- [STORED DATA]
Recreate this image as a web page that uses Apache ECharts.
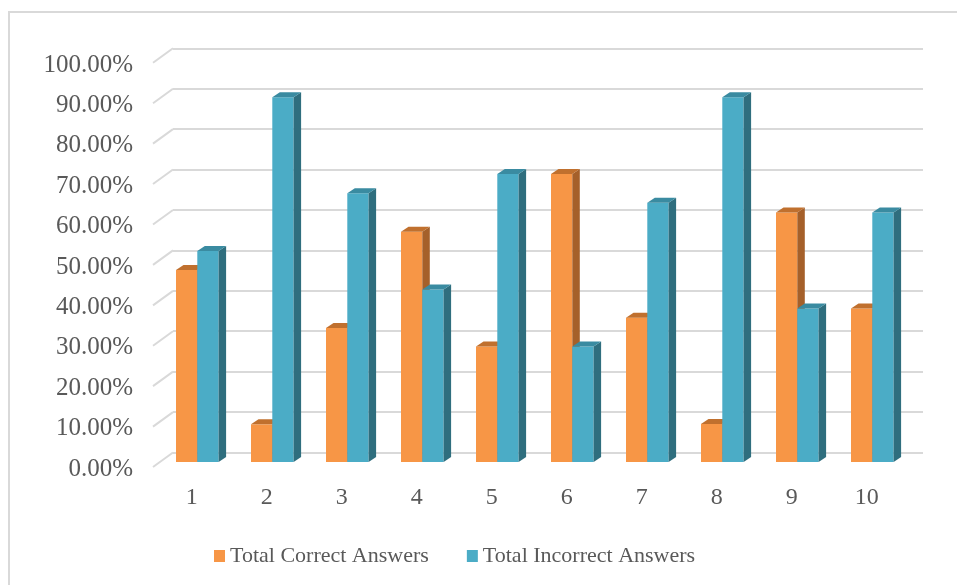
<!DOCTYPE html>
<html>
<head>
<meta charset="utf-8">
<script src="https://cdn.jsdelivr.net/npm/echarts@6/dist/echarts.min.js"></script>
<style>
html,body{margin:0;padding:0;background:#fff;}
#main{width:957px;height:585px;}
</style>
</head>
<body>
<div id="main"></div>
<script>
var categories = ['1','2','3','4','5','6','7','8','9','10'];
var correct   = [47.4, 9.3, 33.1, 56.8, 28.5, 71.1, 35.6, 9.4, 61.6, 37.9];
var incorrect = [52.1, 90.0, 66.3, 42.6, 71.1, 28.5, 64.0, 90.0, 37.9, 61.6];
var yTicks = [0,10,20,30,40,50,60,70,80,90,100];
var seriesNames = ['Total Correct Answers','Total Incorrect Answers'];

var FONT = 'Liberation Serif';
var TXT = '#595959';
var GRID_C = '#d9d9d9';
var DX = 7.5, DY = -5;   // bar depth
var WX = -20, WY = 14.5; // side wall depth (back -> front)
var BAR_FRAC = 0.284;

function bar3d(side, cFront, cTop, cSide){
  return function(params, api){
    var idx = api.value(0), v = api.value(1);
    var base = api.coord([idx, 0]);
    var p = api.coord([idx, v]);
    var band = api.size([1, 0])[0];
    var w = band * BAR_FRAC;
    var x0 = side < 0 ? p[0] - w : p[0];
    var x1 = x0 + w;
    var yt = p[1], yb = base[1];
    return {
      type: 'group',
      children: [
        {type:'polygon', shape:{points:[[x0,yt],[x1,yt],[x1,yb],[x0,yb]]}, style:{fill:cFront}},
        {type:'polygon', shape:{points:[[x1,yt],[x1,yb],[x1+DX,yb+DY],[x1+DX,yt+DY]]}, style:{fill:cSide}},
        {type:'polygon', shape:{points:[[x0,yt],[x1,yt],[x1+DX,yt+DY],[x0+DX,yt+DY]]}, style:{fill:cTop}}
      ]
    };
  };
}

var chart = echarts.init(document.getElementById('main'), null, {renderer:'canvas'});
var option = {
  backgroundColor: '#fff',
  animation: false,
  graphic: [{
    type:'polyline', shape:{points:[[9,585],[9,12],[957,12]]},
    style:{stroke:GRID_C, lineWidth:2, fill:null}, silent:true
  }],
  legend: {
    data: seriesNames,
    left: 209, top: 540,
    icon: 'rect', itemWidth: 11, itemHeight: 12, itemGap: 38,
    textStyle: {fontFamily: FONT, fontSize: 22, color: TXT}
  },
  grid: [
    {left:159.8, right:47.2, top:56.8, bottom:123},
    {left:173, right:34, top:48.3, bottom:132.5},
    {left:154.2, right:52.8, top:65, bottom:116}
  ],
  xAxis: [
    {type:'category', gridIndex:0, data:categories, show:false, boundaryGap:true},
    {type:'value', gridIndex:1, min:0, max:1, show:false},
    {type:'category', gridIndex:2, data:categories, boundaryGap:true,
     axisLine:{show:false}, axisTick:{show:false},
     axisLabel:{fontFamily:FONT, fontSize:24, color:TXT, margin:17}}
  ],
  yAxis: [
    {type:'value', gridIndex:0, min:0, max:100, show:false},
    {type:'value', gridIndex:1, min:0, max:100, interval:10,
     axisLine:{show:false}, axisTick:{show:false}, axisLabel:{show:false},
     splitLine:{show:true, showMinLine:true, showMaxLine:true, lineStyle:{color:GRID_C, width:2}}},
    {type:'value', gridIndex:2, min:0, max:100, interval:10,
     axisLine:{show:false}, axisTick:{show:false}, splitLine:{show:false},
     axisLabel:{fontFamily:FONT, fontSize:25, color:TXT, margin:21,
       formatter:function(v){return v.toFixed(2)+'%';}}}
  ],
  series: [
    {
      type:'custom', name:'wall', xAxisIndex:1, yAxisIndex:1, silent:true,
      data: yTicks.map(function(t){return [0,t];}),
      renderItem:function(params, api){
        var p = api.coord([0, api.value(1)]);
        return {type:'line', shape:{x1:p[0], y1:p[1], x2:p[0]+WX, y2:p[1]+WY},
                style:{stroke:GRID_C, lineWidth:2}};
      }
    },
    {
      type:'custom', name:seriesNames[0], xAxisIndex:0, yAxisIndex:0,
      itemStyle:{color:'#F79646'},
      data: correct.map(function(v,i){return [i,v];}),
      renderItem: bar3d(-1, '#F79646', '#C0702E', '#A5602A')
    },
    {
      type:'custom', name:seriesNames[1], xAxisIndex:0, yAxisIndex:0,
      itemStyle:{color:'#4BACC6'},
      data: incorrect.map(function(v,i){return [i,v];}),
      renderItem: bar3d(1, '#4BACC6', '#3A8BA1', '#2F6E7E')
    }
  ]
};
chart.setOption(option);
</script>
</body>
</html>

- [WHAT THE TASK ASKS]
Return to the listing above and set it down exactly, leaving out its pictures.

- [TASK SOLUTION]
Recreate this image as a web page that uses Apache ECharts.
<!DOCTYPE html>
<html>
<head>
<meta charset="utf-8">
<script src="https://cdn.jsdelivr.net/npm/echarts@6/dist/echarts.min.js"></script>
<style>
html,body{margin:0;padding:0;background:#fff;}
#main{width:957px;height:585px;}
</style>
</head>
<body>
<div id="main"></div>
<script>
var categories = ['1','2','3','4','5','6','7','8','9','10'];
var correct   = [47.4, 9.3, 33.1, 56.8, 28.5, 71.1, 35.6, 9.4, 61.6, 37.9];
var incorrect = [52.1, 90.0, 66.3, 42.6, 71.1, 28.5, 64.0, 90.0, 37.9, 61.6];
var yTicks = [0,10,20,30,40,50,60,70,80,90,100];
var seriesNames = ['Total Correct Answers','Total Incorrect Answers'];

var FONT = 'Liberation Serif';
var TXT = '#595959';
var GRID_C = '#d9d9d9';
var DX = 7.5, DY = -5;   // bar depth
var WX = -20, WY = 14.5; // side wall depth (back -> front)
var BAR_FRAC = 0.284;

function bar3d(side, cFront, cTop, cSide){
  return function(params, api){
    var idx = api.value(0), v = api.value(1);
    var base = api.coord([idx, 0]);
    var p = api.coord([idx, v]);
    var band = api.size([1, 0])[0];
    var w = band * BAR_FRAC;
    var x0 = side < 0 ? p[0] - w : p[0];
    var x1 = x0 + w;
    var yt = p[1], yb = base[1];
    return {
      type: 'group',
      children: [
        {type:'polygon', shape:{points:[[x0,yt],[x1,yt],[x1,yb],[x0,yb]]}, style:{fill:cFront}},
        {type:'polygon', shape:{points:[[x1,yt],[x1,yb],[x1+DX,yb+DY],[x1+DX,yt+DY]]}, style:{fill:cSide}},
        {type:'polygon', shape:{points:[[x0,yt],[x1,yt],[x1+DX,yt+DY],[x0+DX,yt+DY]]}, style:{fill:cTop}}
      ]
    };
  };
}

var chart = echarts.init(document.getElementById('main'), null, {renderer:'canvas'});
var option = {
  backgroundColor: '#fff',
  animation: false,
  graphic: [{
    type:'polyline', shape:{points:[[9,585],[9,12],[957,12]]},
    style:{stroke:GRID_C, lineWidth:2, fill:null}, silent:true
  }],
  legend: {
    data: seriesNames,
    left: 209, top: 540,
    icon: 'rect', itemWidth: 11, itemHeight: 12, itemGap: 38,
    textStyle: {fontFamily: FONT, fontSize: 22, color: TXT}
  },
  grid: [
    {left:159.8, right:47.2, top:56.8, bottom:123},
    {left:173, right:34, top:48.3, bottom:132.5},
    {left:154.2, right:52.8, top:65, bottom:116}
  ],
  xAxis: [
    {type:'category', gridIndex:0, data:categories, show:false, boundaryGap:true},
    {type:'value', gridIndex:1, min:0, max:1, show:false},
    {type:'category', gridIndex:2, data:categories, boundaryGap:true,
     axisLine:{show:false}, axisTick:{show:false},
     axisLabel:{fontFamily:FONT, fontSize:24, color:TXT, margin:17}}
  ],
  yAxis: [
    {type:'value', gridIndex:0, min:0, max:100, show:false},
    {type:'value', gridIndex:1, min:0, max:100, interval:10,
     axisLine:{show:false}, axisTick:{show:false}, axisLabel:{show:false},
     splitLine:{show:true, showMinLine:true, showMaxLine:true, lineStyle:{color:GRID_C, width:2}}},
    {type:'value', gridIndex:2, min:0, max:100, interval:10,
     axisLine:{show:false}, axisTick:{show:false}, splitLine:{show:false},
     axisLabel:{fontFamily:FONT, fontSize:25, color:TXT, margin:21,
       formatter:function(v){return v.toFixed(2)+'%';}}}
  ],
  series: [
    {
      type:'custom', name:'wall', xAxisIndex:1, yAxisIndex:1, silent:true,
      data: yTicks.map(function(t){return [0,t];}),
      renderItem:function(params, api){
        var p = api.coord([0, api.value(1)]);
        return {type:'line', shape:{x1:p[0], y1:p[1], x2:p[0]+WX, y2:p[1]+WY},
                style:{stroke:GRID_C, lineWidth:2}};
      }
    },
    {
      type:'custom', name:seriesNames[0], xAxisIndex:0, yAxisIndex:0,
      itemStyle:{color:'#F79646'},
      data: correct.map(function(v,i){return [i,v];}),
      renderItem: bar3d(-1, '#F79646', '#C0702E', '#A5602A')
    },
    {
      type:'custom', name:seriesNames[1], xAxisIndex:0, yAxisIndex:0,
      itemStyle:{color:'#4BACC6'},
      data: incorrect.map(function(v,i){return [i,v];}),
      renderItem: bar3d(1, '#4BACC6', '#3A8BA1', '#2F6E7E')
    }
  ]
};
chart.setOption(option);
</script>
</body>
</html>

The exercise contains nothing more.